In many countries, it has become considered that it is not necessary to legislate to impose a minimum amount of ATM and bank branches, she pointed out.

This is due to a belief that market forces will solve this issue themselves. This is already being done in the UK, for example.

In December 2021, major UK banks including NatWest, Barclays and HSBC agreed to join forces and share services to help people and businesses to continue to be able to access cash.

Banks involved in the initiative, which has been spearheaded by the Access to Cash Action Group, have to inform the ATM LINK network if they decide to close a branch.

Subsequently, LINK will independently assess what the closure means for cash provisions, looking at the community as a whole, including its residents and businesses, and whether a new solution, such as a post office banking hub, is needed.

Although not referring to the scheme directly, Parent said that similar initiatives would be welcome. “There are complaints in the media about banks' decisions to close branches or remove ATMs without a proper assessment of the impact this will have on daily life and the local economy.”

“For local shops, this may result in losing customers who will shop near the ATM in the nearby city, rather than their village,” she said.
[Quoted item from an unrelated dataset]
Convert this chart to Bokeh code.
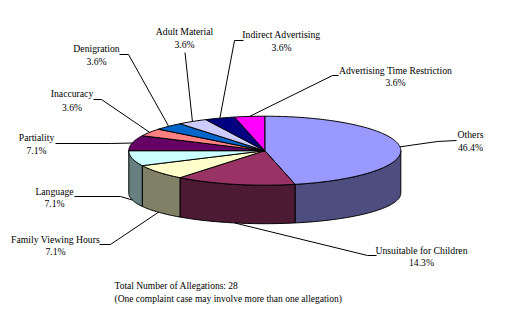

Therefore, to improve consumers' experience across the EU, common indicators should be developed, she urged. “These could measure coverage in comparable ways across the EU.”

“This would be very helpful,” she said. “In some countries, the criteria used with geographical coverage is five kilometres from where you live, but in others, it's 15 minutes driving distance.”

The difference is too large, she complained. “Rural and urban areas are quite different, but at least there could be agreement on the criteria to be used, depending on the places.”

To monitor closely how access to cash is evolving in the future, the ECB could run regular surveys to consumers and businesses to assess satisfaction with cash services, she continued.

In particular, this could aid the EU’s European Accessibility Act. This directive aims to help marginalised groups, such as those who are disabled, through better access to services such as ATMs.

However, Parent warned that it must be implemented correctly by national regulators. `

Harmonisation key

Lack of harmonisation when it comes to accessibility in the different EU member states was a common topic for the panel. “If these requirements are being implemented in different ways across the member states, it is quite difficult for those actors who operate cross-border to buy a single ATM type to deploy in all different countries,” warned Diederik Bruggink, payments chief at WSBI-ESBG, an influential banking association in Brussels.

The criteria varies across member states and the appropriateness of this must be addressed in the future, he said, agreeing with Parent that distance and capacity have become an important topic.

In spite of this, some member states are taking matters into their own hands. This can include national action plans to aid cash use, which can be undertaken in a legally or non-legally binding manner.

One country that is doing just this is the Netherlands. Roel Van Holt, a Dutch central banker, noted a covenant that has been developed between the central bank and financial institutions.

Should financial institutions opt not to sign the agreement, then the Dutch Ministry of Finance is likely to take action on this and prepare legislation that guarantees access to cash, he continued.